Village and civil parish in East Sussex, England

Tarring Neville is a village and civil parish in the Lewes district of East Sussex, England. The village is located five miles (8 km) south of Lewes, on the A26 road to Newhaven. The south west border of the parish runs along the River Ouse, the parish extending into the South Downs. In 1971 the parish had a population of 36.

==Landmarks==
The parish church, dedicated to St Mary, is a Grade I listed building. It was built in the 13th century and has a 14th-century font.
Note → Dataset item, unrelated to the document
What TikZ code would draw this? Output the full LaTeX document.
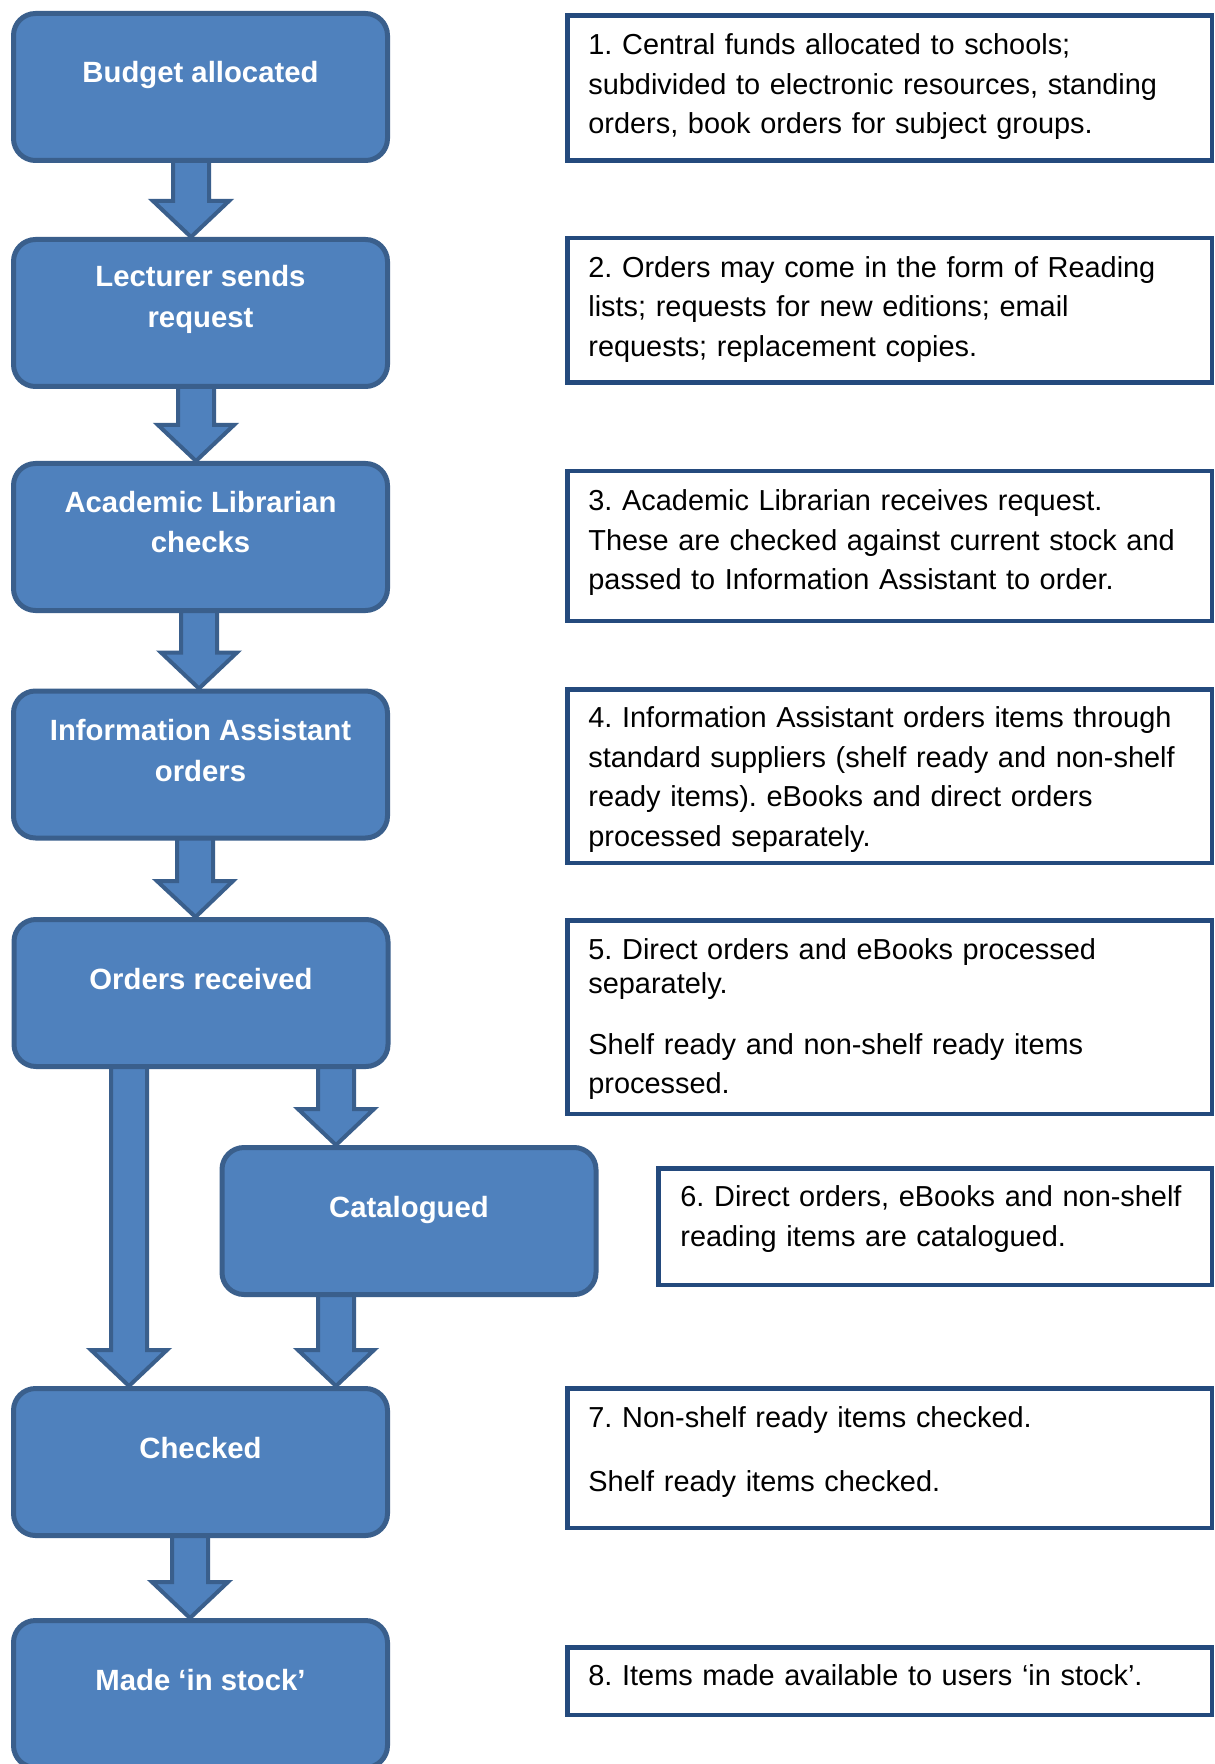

Two other Grade II listed buildings, the Manor Farmhouse and associated barn, are within the parish.

==Governance==
On a local level, the parish is governed with a Parish meeting although there have been no representations in recent years.

The next level of government is the district council. The parish of Tarring Neville lies within the Ouse Valley and Ringmer ward of Lewes District Council, which returns three seats to the council.

East Sussex County Council is the next tier of government, for which Tarring Neville is within the Ouse Valley East division, with responsibility for Education, Libraries, Social Services, Civil Registration, Trading Standards and Transport. Elections for the County Council are held every four years.

The UK Parliament constituency for Tarring Neville is Lewes. The Liberal Democrat Norman Baker served as the constituency MP from 1997 until 2015, when Conservative Maria Caulfield was elected. As of July 2024 Liberal Democrat James MacCleary is the MP.

Prior to Brexit in 2020, Tarring Neville was represented by the South-East England constituency, in the European Parliament.

==Name==
Tarring is believed to be derived from either Tare(tar) ing(fort or stronghold) or Torr(Tower) ing(fort or stronghold) so it translates to the Tar Fort or Tower Fort. The most likely explanation for this name is to mean that this was where ships were waterproofed with tar.

The place names ending in ing, inge or ings were usually found on higher ground, or in places which control strategic points, and appear to surround areas first settled by the Saxons.

The Neville suffix was added after the Norman Conquest of England in 1066, when the Neville family took ownership of the village.

==Commerce==
South of the village, along the A26 road, is the Tarring Neville chalk quarry. The quarry produces high quality chalk used locally for the manufacture of plaster. The quarry has reserves to last until 2019.